▶ AVAILABLE DATA

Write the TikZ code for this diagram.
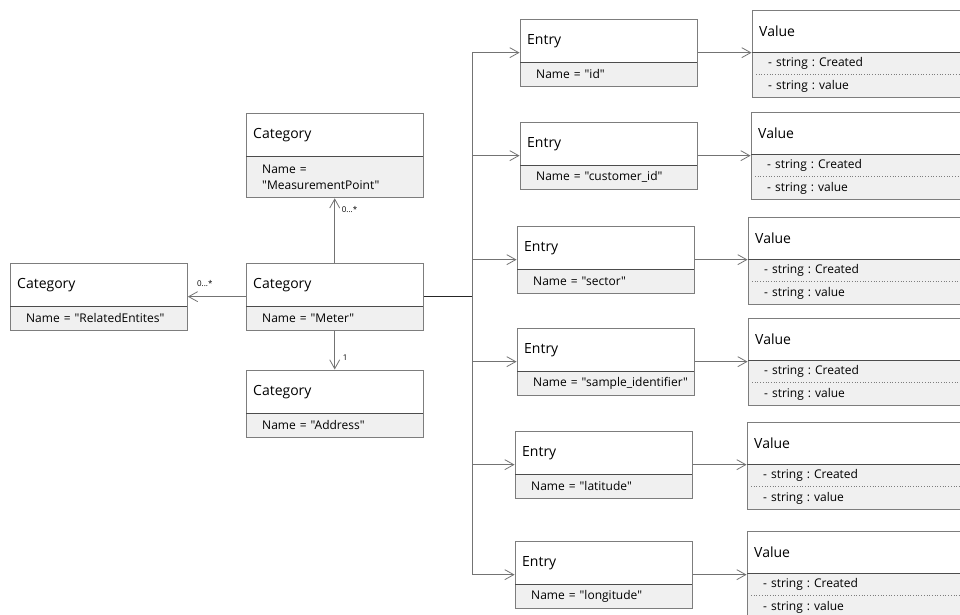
\documentclass[tikz,border=0pt]{standalone}
\usepackage{fontspec}
\setmainfont{Open Sans}[Ligatures=TeXOff]
\usetikzlibrary{positioning,fit,arrows.meta}
\definecolor{boxgray}{RGB}{125,125,125}
\definecolor{attrgray}{RGB}{240,240,240}
\definecolor{linegray}{RGB}{115,115,115}
\newcommand{\dq}{\symbol{34}}

\begin{document}
\frenchspacing
\begin{tikzpicture}[
    x=1pt, y=-1pt,
    head/.style={anchor=north west, fill=white, minimum height=43pt, inner xsep=7pt, inner ysep=0pt, text width=163pt, align=left, font=\fontsize{14}{16}\selectfont},
    attr/.style={fill=attrgray, minimum height=23.5pt, inner xsep=4pt, inner ysep=0pt, text width=169pt, align=left, font=\fontsize{12}{16}\selectfont, execute at begin node={\hspace*{12pt}}},
    vhead/.style={head, minimum height=42pt, text width=226pt},
    vattr/.style={attr, minimum height=22pt, text width=232pt},
    box/.style={draw=boxgray, line width=0.9pt, inner sep=0pt},
    divider/.style={draw=black!70, line width=0.9pt},
    dotline/.style={draw=boxgray, line width=0.7pt, dotted},
    arrow/.style={draw=linegray, line width=0.8pt, -{Straight Barb[length=9pt, width=10pt]}},
    line/.style={draw=linegray, line width=0.8pt},
    bus/.style={draw=black!85, line width=1.4pt},
    mult/.style={font=\fontsize{8}{9}\selectfont, inner sep=1pt}
]
\useasboundingbox (0,0) rectangle (960,614);

% Categories
\node[head] (rel-h) at (10,263) {Category};
\node[attr, below=0pt of rel-h] (rel-a) {Name = \dq RelatedEntites\dq};
\node[box, fit=(rel-h)(rel-a)] (rel) {};
\draw[divider] (rel-h.south west) -- (rel-h.south east);

\node[head] (meter-h) at (246,263) {Category};
\node[attr, below=0pt of meter-h] (meter-a) {Name = \dq Meter\dq};
\node[box, fit=(meter-h)(meter-a)] (meter) {};
\draw[divider] (meter-h.south west) -- (meter-h.south east);

\node[head] (mp-h) at (246,113) {Category};
\node[attr, minimum height=41pt, below=0pt of mp-h] (mp-a) {Name =\\\hspace*{12pt}\dq MeasurementPoint\dq};
\node[box, fit=(mp-h)(mp-a)] (mp) {};
\draw[divider] (mp-h.south west) -- (mp-h.south east);

\node[head] (addr-h) at (246,370) {Category};
\node[attr, below=0pt of addr-h] (addr-a) {Name = \dq Address\dq};
\node[box, fit=(addr-h)(addr-a)] (addr) {};
\draw[divider] (addr-h.south west) -- (addr-h.south east);

% Entries and values
\foreach \i/\ex/\ey/\vx/\vy/\nm in {1/520/19/752/10/id, 2/520/122/751/112/customer\_id,
    3/517/226/748/217/sector, 4/517/328/748/318/sample\_identifier,
    5/515/431/747/422/latitude, 6/515/541/747/531/longitude}{
  \node[head] (e\i-h) at (\ex,\ey) {Entry};
  \node[attr, below=0pt of e\i-h] (e\i-a) {Name = \dq\nm\dq};
  \node[box, fit=(e\i-h)(e\i-a)] (e\i) {};
  \draw[divider] (e\i-h.south west) -- (e\i-h.south east);

  \node[vhead] (v\i-h) at (\vx,\vy) {Value};
  \node[vattr, below=0pt of v\i-h] (v\i-a) {- string : Created};
  \node[vattr, below=0pt of v\i-a] (v\i-b) {- string : value};
  \node[box, fit=(v\i-h)(v\i-b)] (v\i) {};
  \draw[divider] (v\i-h.south west) -- (v\i-h.south east);
  \draw[dotline] ([xshift=4pt]v\i-a.south west) -- (v\i-a.south east);
}

% Associations
\draw[arrow] (meter) -- (rel);
\draw[arrow] (meter) -- (mp);
\draw[arrow] (meter) -- (addr);
\node[mult, above right=9pt and 8pt of rel.east] (m-rel) {0...*};
\node[mult, below right=7pt and 6pt of mp.south] (m-mp) {0...*};
\node[mult, above right=8pt and 7pt of addr.north] (m-addr) {1};

% Bus to entries
\coordinate (trunk) at (472,0);
\draw[bus] (meter.east) -- (meter.east -| trunk);
\draw[line] (trunk |- e1) -- (trunk |- e6);
\foreach \i in {1,...,6}{
  \draw[arrow] (trunk |- e\i) -- (e\i);
  \draw[arrow] (e\i) -- (e\i -| v\i.west);
}

\end{tikzpicture}
\end{document}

▶ PROBLEM DESCRIPTION
Print out the lines exactly, skipping any picture.

▶ WORKED SOLUTION
Write the TikZ code for this diagram.
\documentclass[tikz,border=0pt]{standalone}
\usepackage{fontspec}
\setmainfont{Open Sans}[Ligatures=TeXOff]
\usetikzlibrary{positioning,fit,arrows.meta}
\definecolor{boxgray}{RGB}{125,125,125}
\definecolor{attrgray}{RGB}{240,240,240}
\definecolor{linegray}{RGB}{115,115,115}
\newcommand{\dq}{\symbol{34}}

\begin{document}
\frenchspacing
\begin{tikzpicture}[
    x=1pt, y=-1pt,
    head/.style={anchor=north west, fill=white, minimum height=43pt, inner xsep=7pt, inner ysep=0pt, text width=163pt, align=left, font=\fontsize{14}{16}\selectfont},
    attr/.style={fill=attrgray, minimum height=23.5pt, inner xsep=4pt, inner ysep=0pt, text width=169pt, align=left, font=\fontsize{12}{16}\selectfont, execute at begin node={\hspace*{12pt}}},
    vhead/.style={head, minimum height=42pt, text width=226pt},
    vattr/.style={attr, minimum height=22pt, text width=232pt},
    box/.style={draw=boxgray, line width=0.9pt, inner sep=0pt},
    divider/.style={draw=black!70, line width=0.9pt},
    dotline/.style={draw=boxgray, line width=0.7pt, dotted},
    arrow/.style={draw=linegray, line width=0.8pt, -{Straight Barb[length=9pt, width=10pt]}},
    line/.style={draw=linegray, line width=0.8pt},
    bus/.style={draw=black!85, line width=1.4pt},
    mult/.style={font=\fontsize{8}{9}\selectfont, inner sep=1pt}
]
\useasboundingbox (0,0) rectangle (960,614);

% Categories
\node[head] (rel-h) at (10,263) {Category};
\node[attr, below=0pt of rel-h] (rel-a) {Name = \dq RelatedEntites\dq};
\node[box, fit=(rel-h)(rel-a)] (rel) {};
\draw[divider] (rel-h.south west) -- (rel-h.south east);

\node[head] (meter-h) at (246,263) {Category};
\node[attr, below=0pt of meter-h] (meter-a) {Name = \dq Meter\dq};
\node[box, fit=(meter-h)(meter-a)] (meter) {};
\draw[divider] (meter-h.south west) -- (meter-h.south east);

\node[head] (mp-h) at (246,113) {Category};
\node[attr, minimum height=41pt, below=0pt of mp-h] (mp-a) {Name =\\\hspace*{12pt}\dq MeasurementPoint\dq};
\node[box, fit=(mp-h)(mp-a)] (mp) {};
\draw[divider] (mp-h.south west) -- (mp-h.south east);

\node[head] (addr-h) at (246,370) {Category};
\node[attr, below=0pt of addr-h] (addr-a) {Name = \dq Address\dq};
\node[box, fit=(addr-h)(addr-a)] (addr) {};
\draw[divider] (addr-h.south west) -- (addr-h.south east);

% Entries and values
\foreach \i/\ex/\ey/\vx/\vy/\nm in {1/520/19/752/10/id, 2/520/122/751/112/customer\_id,
    3/517/226/748/217/sector, 4/517/328/748/318/sample\_identifier,
    5/515/431/747/422/latitude, 6/515/541/747/531/longitude}{
  \node[head] (e\i-h) at (\ex,\ey) {Entry};
  \node[attr, below=0pt of e\i-h] (e\i-a) {Name = \dq\nm\dq};
  \node[box, fit=(e\i-h)(e\i-a)] (e\i) {};
  \draw[divider] (e\i-h.south west) -- (e\i-h.south east);

  \node[vhead] (v\i-h) at (\vx,\vy) {Value};
  \node[vattr, below=0pt of v\i-h] (v\i-a) {- string : Created};
  \node[vattr, below=0pt of v\i-a] (v\i-b) {- string : value};
  \node[box, fit=(v\i-h)(v\i-b)] (v\i) {};
  \draw[divider] (v\i-h.south west) -- (v\i-h.south east);
  \draw[dotline] ([xshift=4pt]v\i-a.south west) -- (v\i-a.south east);
}

% Associations
\draw[arrow] (meter) -- (rel);
\draw[arrow] (meter) -- (mp);
\draw[arrow] (meter) -- (addr);
\node[mult, above right=9pt and 8pt of rel.east] (m-rel) {0...*};
\node[mult, below right=7pt and 6pt of mp.south] (m-mp) {0...*};
\node[mult, above right=8pt and 7pt of addr.north] (m-addr) {1};

% Bus to entries
\coordinate (trunk) at (472,0);
\draw[bus] (meter.east) -- (meter.east -| trunk);
\draw[line] (trunk |- e1) -- (trunk |- e6);
\foreach \i in {1,...,6}{
  \draw[arrow] (trunk |- e\i) -- (e\i);
  \draw[arrow] (e\i) -- (e\i -| v\i.west);
}

\end{tikzpicture}
\end{document}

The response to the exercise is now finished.